> _Written task_: Can you output the material exactly as written, minus any pictures it holds?

───── Material provided

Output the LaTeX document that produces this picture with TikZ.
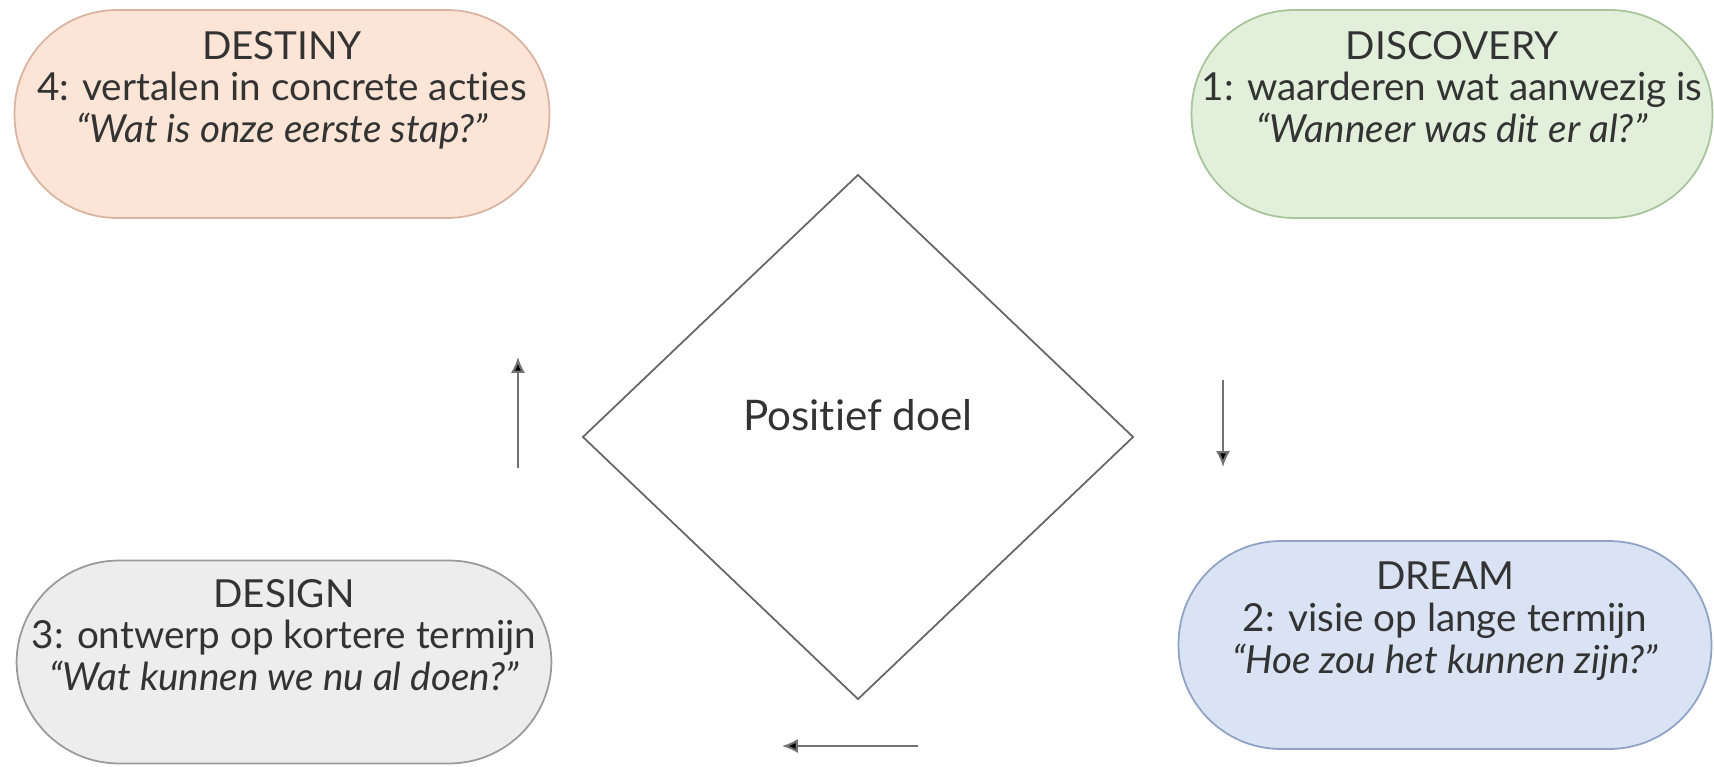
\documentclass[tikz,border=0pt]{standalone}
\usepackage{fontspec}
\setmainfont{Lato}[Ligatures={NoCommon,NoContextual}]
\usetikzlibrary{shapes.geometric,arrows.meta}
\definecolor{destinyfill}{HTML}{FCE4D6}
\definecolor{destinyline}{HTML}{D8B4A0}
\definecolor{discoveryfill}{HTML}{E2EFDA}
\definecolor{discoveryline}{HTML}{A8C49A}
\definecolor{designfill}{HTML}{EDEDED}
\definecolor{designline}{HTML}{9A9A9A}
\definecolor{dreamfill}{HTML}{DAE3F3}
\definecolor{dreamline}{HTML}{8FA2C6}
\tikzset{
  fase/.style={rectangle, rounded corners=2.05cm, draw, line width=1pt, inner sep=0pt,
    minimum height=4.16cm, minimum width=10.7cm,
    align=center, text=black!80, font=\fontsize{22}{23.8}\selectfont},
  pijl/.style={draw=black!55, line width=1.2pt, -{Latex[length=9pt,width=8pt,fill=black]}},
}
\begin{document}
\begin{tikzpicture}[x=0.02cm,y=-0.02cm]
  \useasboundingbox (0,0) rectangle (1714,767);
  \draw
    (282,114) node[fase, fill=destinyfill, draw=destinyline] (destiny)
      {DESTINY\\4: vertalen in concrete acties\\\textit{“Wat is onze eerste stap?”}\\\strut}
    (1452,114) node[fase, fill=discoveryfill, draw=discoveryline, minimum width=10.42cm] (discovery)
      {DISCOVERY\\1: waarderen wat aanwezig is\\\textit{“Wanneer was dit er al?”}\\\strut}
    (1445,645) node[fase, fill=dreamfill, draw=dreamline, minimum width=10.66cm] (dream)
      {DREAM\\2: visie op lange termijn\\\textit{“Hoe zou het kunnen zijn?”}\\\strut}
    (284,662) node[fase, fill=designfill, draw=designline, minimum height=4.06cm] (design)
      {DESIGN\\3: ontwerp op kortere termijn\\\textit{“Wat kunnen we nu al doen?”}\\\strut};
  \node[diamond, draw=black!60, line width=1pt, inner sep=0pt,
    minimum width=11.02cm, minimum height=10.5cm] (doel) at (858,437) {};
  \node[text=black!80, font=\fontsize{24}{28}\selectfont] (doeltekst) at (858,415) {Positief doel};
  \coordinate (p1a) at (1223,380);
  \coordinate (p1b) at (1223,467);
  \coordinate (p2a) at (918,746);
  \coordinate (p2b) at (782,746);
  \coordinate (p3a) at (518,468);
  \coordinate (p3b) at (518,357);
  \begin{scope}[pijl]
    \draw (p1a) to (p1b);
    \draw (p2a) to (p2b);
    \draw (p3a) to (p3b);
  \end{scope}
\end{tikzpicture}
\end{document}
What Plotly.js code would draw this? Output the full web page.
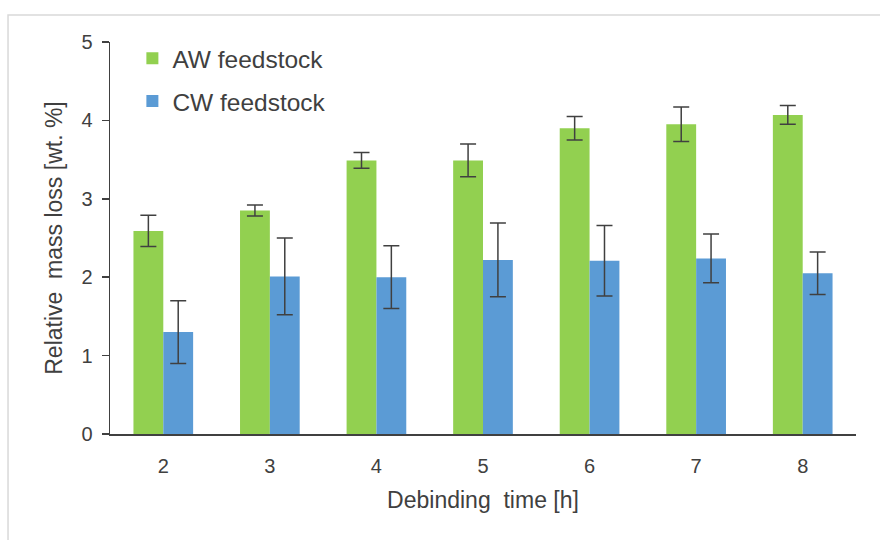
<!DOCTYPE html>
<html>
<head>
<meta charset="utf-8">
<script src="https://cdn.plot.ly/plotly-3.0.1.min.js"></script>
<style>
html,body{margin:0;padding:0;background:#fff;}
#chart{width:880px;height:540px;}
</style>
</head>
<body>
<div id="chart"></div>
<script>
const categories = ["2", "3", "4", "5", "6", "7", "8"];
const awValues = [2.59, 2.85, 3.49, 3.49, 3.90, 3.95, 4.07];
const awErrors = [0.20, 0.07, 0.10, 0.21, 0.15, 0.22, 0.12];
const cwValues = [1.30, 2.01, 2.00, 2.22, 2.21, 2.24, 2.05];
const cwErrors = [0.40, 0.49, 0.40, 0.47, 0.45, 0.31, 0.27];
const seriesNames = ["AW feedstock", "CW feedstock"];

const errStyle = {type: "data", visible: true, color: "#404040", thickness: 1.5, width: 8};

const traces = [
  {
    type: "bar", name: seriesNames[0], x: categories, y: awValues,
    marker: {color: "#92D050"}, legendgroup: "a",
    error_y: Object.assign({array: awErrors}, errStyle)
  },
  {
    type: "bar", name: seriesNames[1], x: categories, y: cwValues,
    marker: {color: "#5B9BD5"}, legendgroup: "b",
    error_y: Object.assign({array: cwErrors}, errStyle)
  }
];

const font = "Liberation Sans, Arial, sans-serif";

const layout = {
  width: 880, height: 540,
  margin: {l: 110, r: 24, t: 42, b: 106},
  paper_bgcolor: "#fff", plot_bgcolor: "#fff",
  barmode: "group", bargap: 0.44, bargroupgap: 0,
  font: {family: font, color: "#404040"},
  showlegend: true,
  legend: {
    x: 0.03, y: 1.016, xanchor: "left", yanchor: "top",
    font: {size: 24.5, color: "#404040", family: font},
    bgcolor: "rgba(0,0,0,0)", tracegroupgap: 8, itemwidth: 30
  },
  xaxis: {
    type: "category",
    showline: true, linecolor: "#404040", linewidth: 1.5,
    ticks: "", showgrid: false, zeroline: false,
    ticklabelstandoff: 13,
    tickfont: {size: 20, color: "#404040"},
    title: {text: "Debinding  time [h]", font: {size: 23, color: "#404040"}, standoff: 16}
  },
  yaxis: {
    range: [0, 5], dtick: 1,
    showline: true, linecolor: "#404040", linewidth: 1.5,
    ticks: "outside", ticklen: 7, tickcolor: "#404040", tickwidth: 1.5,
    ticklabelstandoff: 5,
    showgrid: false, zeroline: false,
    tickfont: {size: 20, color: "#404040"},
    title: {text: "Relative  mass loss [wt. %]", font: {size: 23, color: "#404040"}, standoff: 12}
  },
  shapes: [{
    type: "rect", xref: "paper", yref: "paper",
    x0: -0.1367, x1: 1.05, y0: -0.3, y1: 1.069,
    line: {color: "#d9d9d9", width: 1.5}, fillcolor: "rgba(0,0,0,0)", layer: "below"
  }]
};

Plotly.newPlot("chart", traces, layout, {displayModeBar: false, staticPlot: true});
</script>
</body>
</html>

──────────

> _Correct answer_:
Output the LaTeX document that produces this picture with TikZ.
\documentclass[tikz,border=0pt]{standalone}
\usepackage{fontspec}
\setmainfont{Lato}[Ligatures={NoCommon,NoContextual}]
\usetikzlibrary{shapes.geometric,arrows.meta}
\definecolor{destinyfill}{HTML}{FCE4D6}
\definecolor{destinyline}{HTML}{D8B4A0}
\definecolor{discoveryfill}{HTML}{E2EFDA}
\definecolor{discoveryline}{HTML}{A8C49A}
\definecolor{designfill}{HTML}{EDEDED}
\definecolor{designline}{HTML}{9A9A9A}
\definecolor{dreamfill}{HTML}{DAE3F3}
\definecolor{dreamline}{HTML}{8FA2C6}
\tikzset{
  fase/.style={rectangle, rounded corners=2.05cm, draw, line width=1pt, inner sep=0pt,
    minimum height=4.16cm, minimum width=10.7cm,
    align=center, text=black!80, font=\fontsize{22}{23.8}\selectfont},
  pijl/.style={draw=black!55, line width=1.2pt, -{Latex[length=9pt,width=8pt,fill=black]}},
}
\begin{document}
\begin{tikzpicture}[x=0.02cm,y=-0.02cm]
  \useasboundingbox (0,0) rectangle (1714,767);
  \draw
    (282,114) node[fase, fill=destinyfill, draw=destinyline] (destiny)
      {DESTINY\\4: vertalen in concrete acties\\\textit{“Wat is onze eerste stap?”}\\\strut}
    (1452,114) node[fase, fill=discoveryfill, draw=discoveryline, minimum width=10.42cm] (discovery)
      {DISCOVERY\\1: waarderen wat aanwezig is\\\textit{“Wanneer was dit er al?”}\\\strut}
    (1445,645) node[fase, fill=dreamfill, draw=dreamline, minimum width=10.66cm] (dream)
      {DREAM\\2: visie op lange termijn\\\textit{“Hoe zou het kunnen zijn?”}\\\strut}
    (284,662) node[fase, fill=designfill, draw=designline, minimum height=4.06cm] (design)
      {DESIGN\\3: ontwerp op kortere termijn\\\textit{“Wat kunnen we nu al doen?”}\\\strut};
  \node[diamond, draw=black!60, line width=1pt, inner sep=0pt,
    minimum width=11.02cm, minimum height=10.5cm] (doel) at (858,437) {};
  \node[text=black!80, font=\fontsize{24}{28}\selectfont] (doeltekst) at (858,415) {Positief doel};
  \coordinate (p1a) at (1223,380);
  \coordinate (p1b) at (1223,467);
  \coordinate (p2a) at (918,746);
  \coordinate (p2b) at (782,746);
  \coordinate (p3a) at (518,468);
  \coordinate (p3b) at (518,357);
  \begin{scope}[pijl]
    \draw (p1a) to (p1b);
    \draw (p2a) to (p2b);
    \draw (p3a) to (p3b);
  \end{scope}
\end{tikzpicture}
\end{document}
What Plotly.js code would draw this? Output the full web page.
<!DOCTYPE html>
<html>
<head>
<meta charset="utf-8">
<script src="https://cdn.plot.ly/plotly-3.0.1.min.js"></script>
<style>
html,body{margin:0;padding:0;background:#fff;}
#chart{width:880px;height:540px;}
</style>
</head>
<body>
<div id="chart"></div>
<script>
const categories = ["2", "3", "4", "5", "6", "7", "8"];
const awValues = [2.59, 2.85, 3.49, 3.49, 3.90, 3.95, 4.07];
const awErrors = [0.20, 0.07, 0.10, 0.21, 0.15, 0.22, 0.12];
const cwValues = [1.30, 2.01, 2.00, 2.22, 2.21, 2.24, 2.05];
const cwErrors = [0.40, 0.49, 0.40, 0.47, 0.45, 0.31, 0.27];
const seriesNames = ["AW feedstock", "CW feedstock"];

const errStyle = {type: "data", visible: true, color: "#404040", thickness: 1.5, width: 8};

const traces = [
  {
    type: "bar", name: seriesNames[0], x: categories, y: awValues,
    marker: {color: "#92D050"}, legendgroup: "a",
    error_y: Object.assign({array: awErrors}, errStyle)
  },
  {
    type: "bar", name: seriesNames[1], x: categories, y: cwValues,
    marker: {color: "#5B9BD5"}, legendgroup: "b",
    error_y: Object.assign({array: cwErrors}, errStyle)
  }
];

const font = "Liberation Sans, Arial, sans-serif";

const layout = {
  width: 880, height: 540,
  margin: {l: 110, r: 24, t: 42, b: 106},
  paper_bgcolor: "#fff", plot_bgcolor: "#fff",
  barmode: "group", bargap: 0.44, bargroupgap: 0,
  font: {family: font, color: "#404040"},
  showlegend: true,
  legend: {
    x: 0.03, y: 1.016, xanchor: "left", yanchor: "top",
    font: {size: 24.5, color: "#404040", family: font},
    bgcolor: "rgba(0,0,0,0)", tracegroupgap: 8, itemwidth: 30
  },
  xaxis: {
    type: "category",
    showline: true, linecolor: "#404040", linewidth: 1.5,
    ticks: "", showgrid: false, zeroline: false,
    ticklabelstandoff: 13,
    tickfont: {size: 20, color: "#404040"},
    title: {text: "Debinding  time [h]", font: {size: 23, color: "#404040"}, standoff: 16}
  },
  yaxis: {
    range: [0, 5], dtick: 1,
    showline: true, linecolor: "#404040", linewidth: 1.5,
    ticks: "outside", ticklen: 7, tickcolor: "#404040", tickwidth: 1.5,
    ticklabelstandoff: 5,
    showgrid: false, zeroline: false,
    tickfont: {size: 20, color: "#404040"},
    title: {text: "Relative  mass loss [wt. %]", font: {size: 23, color: "#404040"}, standoff: 12}
  },
  shapes: [{
    type: "rect", xref: "paper", yref: "paper",
    x0: -0.1367, x1: 1.05, y0: -0.3, y1: 1.069,
    line: {color: "#d9d9d9", width: 1.5}, fillcolor: "rgba(0,0,0,0)", layer: "below"
  }]
};

Plotly.newPlot("chart", traces, layout, {displayModeBar: false, staticPlot: true});
</script>
</body>
</html>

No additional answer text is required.